> DATA RECORDS:
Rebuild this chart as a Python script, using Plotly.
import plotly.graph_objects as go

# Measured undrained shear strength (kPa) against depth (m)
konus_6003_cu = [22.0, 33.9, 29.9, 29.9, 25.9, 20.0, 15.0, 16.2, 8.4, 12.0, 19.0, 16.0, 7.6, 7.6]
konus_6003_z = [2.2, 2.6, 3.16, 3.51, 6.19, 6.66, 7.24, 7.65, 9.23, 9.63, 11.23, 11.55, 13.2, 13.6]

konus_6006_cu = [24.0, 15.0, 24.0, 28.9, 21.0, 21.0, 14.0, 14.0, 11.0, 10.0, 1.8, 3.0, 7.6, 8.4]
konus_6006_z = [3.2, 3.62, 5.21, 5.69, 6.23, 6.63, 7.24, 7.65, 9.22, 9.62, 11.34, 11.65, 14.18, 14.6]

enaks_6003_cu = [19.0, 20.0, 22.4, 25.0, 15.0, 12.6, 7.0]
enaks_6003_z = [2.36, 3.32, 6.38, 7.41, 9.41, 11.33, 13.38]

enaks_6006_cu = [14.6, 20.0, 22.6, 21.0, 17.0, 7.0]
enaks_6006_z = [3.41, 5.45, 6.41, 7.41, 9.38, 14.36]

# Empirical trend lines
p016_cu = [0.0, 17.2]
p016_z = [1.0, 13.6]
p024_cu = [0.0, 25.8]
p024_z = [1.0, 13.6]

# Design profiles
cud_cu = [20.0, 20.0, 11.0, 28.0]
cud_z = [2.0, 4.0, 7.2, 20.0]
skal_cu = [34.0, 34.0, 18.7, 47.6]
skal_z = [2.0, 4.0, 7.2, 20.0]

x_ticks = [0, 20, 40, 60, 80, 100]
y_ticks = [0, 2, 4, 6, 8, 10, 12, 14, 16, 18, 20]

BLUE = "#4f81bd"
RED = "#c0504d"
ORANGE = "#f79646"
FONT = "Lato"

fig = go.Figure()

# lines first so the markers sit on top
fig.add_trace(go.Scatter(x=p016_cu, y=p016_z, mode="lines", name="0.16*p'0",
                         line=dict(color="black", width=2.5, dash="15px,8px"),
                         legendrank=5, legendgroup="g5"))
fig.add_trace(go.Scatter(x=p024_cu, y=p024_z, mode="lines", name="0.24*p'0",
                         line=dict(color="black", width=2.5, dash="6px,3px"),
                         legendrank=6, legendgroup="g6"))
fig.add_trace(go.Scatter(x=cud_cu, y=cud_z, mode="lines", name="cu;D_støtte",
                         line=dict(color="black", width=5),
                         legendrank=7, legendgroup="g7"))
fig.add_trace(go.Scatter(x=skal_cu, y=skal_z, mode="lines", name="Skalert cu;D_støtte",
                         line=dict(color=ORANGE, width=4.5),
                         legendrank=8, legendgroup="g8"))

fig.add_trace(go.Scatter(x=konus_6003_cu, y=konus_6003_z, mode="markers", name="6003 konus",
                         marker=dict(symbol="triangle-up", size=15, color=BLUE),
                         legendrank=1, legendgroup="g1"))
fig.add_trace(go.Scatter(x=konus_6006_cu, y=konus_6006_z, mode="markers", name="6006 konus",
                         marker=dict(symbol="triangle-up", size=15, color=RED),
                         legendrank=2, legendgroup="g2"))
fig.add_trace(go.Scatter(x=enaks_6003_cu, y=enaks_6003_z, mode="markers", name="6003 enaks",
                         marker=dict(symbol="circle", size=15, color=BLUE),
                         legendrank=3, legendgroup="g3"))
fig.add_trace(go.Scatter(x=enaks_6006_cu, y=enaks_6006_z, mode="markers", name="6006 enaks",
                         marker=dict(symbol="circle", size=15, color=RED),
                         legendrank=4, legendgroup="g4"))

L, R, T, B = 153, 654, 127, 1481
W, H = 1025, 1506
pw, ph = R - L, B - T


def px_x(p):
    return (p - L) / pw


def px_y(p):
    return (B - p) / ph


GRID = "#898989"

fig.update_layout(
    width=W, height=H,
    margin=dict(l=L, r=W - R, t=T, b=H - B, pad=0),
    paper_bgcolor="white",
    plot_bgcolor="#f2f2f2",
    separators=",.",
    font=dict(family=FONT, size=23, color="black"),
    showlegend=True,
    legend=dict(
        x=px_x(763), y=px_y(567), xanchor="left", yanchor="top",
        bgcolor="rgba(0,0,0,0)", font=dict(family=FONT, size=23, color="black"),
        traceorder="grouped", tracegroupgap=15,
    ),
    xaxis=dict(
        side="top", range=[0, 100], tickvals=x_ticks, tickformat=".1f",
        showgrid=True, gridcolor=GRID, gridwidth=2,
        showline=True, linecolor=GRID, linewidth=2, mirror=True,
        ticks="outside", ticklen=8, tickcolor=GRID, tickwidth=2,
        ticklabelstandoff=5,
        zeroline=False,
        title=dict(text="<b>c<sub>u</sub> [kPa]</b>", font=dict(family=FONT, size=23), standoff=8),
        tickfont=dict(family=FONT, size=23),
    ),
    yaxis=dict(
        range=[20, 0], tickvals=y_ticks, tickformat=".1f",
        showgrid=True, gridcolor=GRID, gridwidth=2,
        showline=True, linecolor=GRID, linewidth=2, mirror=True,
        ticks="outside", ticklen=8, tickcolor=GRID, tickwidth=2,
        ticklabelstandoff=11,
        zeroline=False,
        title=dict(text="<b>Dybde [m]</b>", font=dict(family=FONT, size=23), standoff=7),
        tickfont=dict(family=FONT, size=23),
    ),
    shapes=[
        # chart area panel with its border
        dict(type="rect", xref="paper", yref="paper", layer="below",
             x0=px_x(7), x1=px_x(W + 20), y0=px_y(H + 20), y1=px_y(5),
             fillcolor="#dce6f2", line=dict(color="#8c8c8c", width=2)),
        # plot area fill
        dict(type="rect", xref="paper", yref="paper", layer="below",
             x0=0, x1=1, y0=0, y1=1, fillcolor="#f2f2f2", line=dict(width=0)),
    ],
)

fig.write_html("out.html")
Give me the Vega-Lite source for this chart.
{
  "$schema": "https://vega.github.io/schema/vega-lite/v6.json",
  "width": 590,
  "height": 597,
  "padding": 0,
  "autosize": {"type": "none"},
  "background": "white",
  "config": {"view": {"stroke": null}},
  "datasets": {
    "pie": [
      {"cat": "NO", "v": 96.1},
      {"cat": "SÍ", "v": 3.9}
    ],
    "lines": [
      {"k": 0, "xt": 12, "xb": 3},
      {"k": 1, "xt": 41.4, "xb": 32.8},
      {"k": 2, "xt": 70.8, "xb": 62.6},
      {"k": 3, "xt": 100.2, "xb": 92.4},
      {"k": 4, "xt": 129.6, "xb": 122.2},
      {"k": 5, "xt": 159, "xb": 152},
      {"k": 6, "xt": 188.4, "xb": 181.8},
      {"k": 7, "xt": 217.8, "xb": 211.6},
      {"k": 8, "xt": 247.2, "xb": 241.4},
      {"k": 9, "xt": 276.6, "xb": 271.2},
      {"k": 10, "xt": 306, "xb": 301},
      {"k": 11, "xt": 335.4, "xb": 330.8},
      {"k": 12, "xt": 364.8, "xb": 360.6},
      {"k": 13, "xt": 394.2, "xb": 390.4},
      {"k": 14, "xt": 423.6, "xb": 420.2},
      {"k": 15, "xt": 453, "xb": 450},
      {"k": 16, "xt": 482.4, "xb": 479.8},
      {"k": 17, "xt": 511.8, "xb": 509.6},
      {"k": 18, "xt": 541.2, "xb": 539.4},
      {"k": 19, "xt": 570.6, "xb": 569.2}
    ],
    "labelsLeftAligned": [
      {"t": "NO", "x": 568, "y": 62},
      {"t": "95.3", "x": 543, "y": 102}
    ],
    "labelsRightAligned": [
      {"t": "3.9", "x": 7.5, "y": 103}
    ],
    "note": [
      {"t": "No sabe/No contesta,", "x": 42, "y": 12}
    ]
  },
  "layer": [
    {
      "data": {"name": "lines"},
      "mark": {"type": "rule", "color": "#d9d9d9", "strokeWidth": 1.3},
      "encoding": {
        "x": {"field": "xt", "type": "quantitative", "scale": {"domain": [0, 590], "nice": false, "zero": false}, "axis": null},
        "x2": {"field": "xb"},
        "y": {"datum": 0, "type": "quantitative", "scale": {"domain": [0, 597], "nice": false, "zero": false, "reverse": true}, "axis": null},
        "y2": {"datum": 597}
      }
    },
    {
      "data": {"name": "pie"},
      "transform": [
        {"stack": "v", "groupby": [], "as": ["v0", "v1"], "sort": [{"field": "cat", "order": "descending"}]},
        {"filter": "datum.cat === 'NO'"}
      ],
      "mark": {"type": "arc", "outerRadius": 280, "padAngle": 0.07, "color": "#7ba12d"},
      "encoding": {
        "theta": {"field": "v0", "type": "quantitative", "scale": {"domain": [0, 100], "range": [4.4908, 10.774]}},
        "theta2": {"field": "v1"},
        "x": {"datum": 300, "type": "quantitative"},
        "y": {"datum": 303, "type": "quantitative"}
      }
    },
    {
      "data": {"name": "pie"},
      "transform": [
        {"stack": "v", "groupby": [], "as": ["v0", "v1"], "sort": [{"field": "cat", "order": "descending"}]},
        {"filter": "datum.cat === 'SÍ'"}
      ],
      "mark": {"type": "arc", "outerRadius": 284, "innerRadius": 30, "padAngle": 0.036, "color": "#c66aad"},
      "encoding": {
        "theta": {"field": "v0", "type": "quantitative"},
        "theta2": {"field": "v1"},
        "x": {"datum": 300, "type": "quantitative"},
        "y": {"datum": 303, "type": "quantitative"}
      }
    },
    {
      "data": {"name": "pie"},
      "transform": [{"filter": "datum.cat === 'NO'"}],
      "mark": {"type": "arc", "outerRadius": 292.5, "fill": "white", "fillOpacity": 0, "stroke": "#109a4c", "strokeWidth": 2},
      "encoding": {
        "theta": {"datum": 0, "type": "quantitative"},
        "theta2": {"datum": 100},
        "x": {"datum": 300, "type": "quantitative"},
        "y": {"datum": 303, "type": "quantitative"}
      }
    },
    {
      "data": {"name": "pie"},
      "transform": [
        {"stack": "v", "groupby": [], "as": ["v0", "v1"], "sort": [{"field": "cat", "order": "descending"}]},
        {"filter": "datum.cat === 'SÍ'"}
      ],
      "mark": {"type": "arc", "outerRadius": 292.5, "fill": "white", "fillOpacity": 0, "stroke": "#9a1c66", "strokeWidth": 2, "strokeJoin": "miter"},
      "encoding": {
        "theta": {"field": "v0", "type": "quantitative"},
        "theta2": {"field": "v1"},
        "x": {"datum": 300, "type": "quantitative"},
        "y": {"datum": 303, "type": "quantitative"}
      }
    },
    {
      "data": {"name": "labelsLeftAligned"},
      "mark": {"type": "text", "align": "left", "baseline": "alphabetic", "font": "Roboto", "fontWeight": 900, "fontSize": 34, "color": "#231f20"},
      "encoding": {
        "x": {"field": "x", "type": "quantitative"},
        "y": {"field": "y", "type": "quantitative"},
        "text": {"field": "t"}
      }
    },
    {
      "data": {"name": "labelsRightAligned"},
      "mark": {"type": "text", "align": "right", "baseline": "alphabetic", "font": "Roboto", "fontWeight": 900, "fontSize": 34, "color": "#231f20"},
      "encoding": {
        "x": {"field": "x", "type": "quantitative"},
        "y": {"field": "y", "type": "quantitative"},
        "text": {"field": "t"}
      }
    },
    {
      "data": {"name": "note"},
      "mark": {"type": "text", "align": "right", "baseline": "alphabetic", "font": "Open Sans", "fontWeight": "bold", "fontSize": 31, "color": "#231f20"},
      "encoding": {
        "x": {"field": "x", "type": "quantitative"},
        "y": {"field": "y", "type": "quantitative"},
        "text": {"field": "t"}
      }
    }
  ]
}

> GIVEN PROBLEM: Exact reproduction is required: output the lines from the start of the entries above through the line with "11.55, 13.2, 13.6]".

> RESULT FOR THIS TASK:
Rebuild this chart as a Python script, using Plotly.
import plotly.graph_objects as go

# Measured undrained shear strength (kPa) against depth (m)
konus_6003_cu = [22.0, 33.9, 29.9, 29.9, 25.9, 20.0, 15.0, 16.2, 8.4, 12.0, 19.0, 16.0, 7.6, 7.6]
konus_6003_z = [2.2, 2.6, 3.16, 3.51, 6.19, 6.66, 7.24, 7.65, 9.23, 9.63, 11.23, 11.55, 13.2, 13.6]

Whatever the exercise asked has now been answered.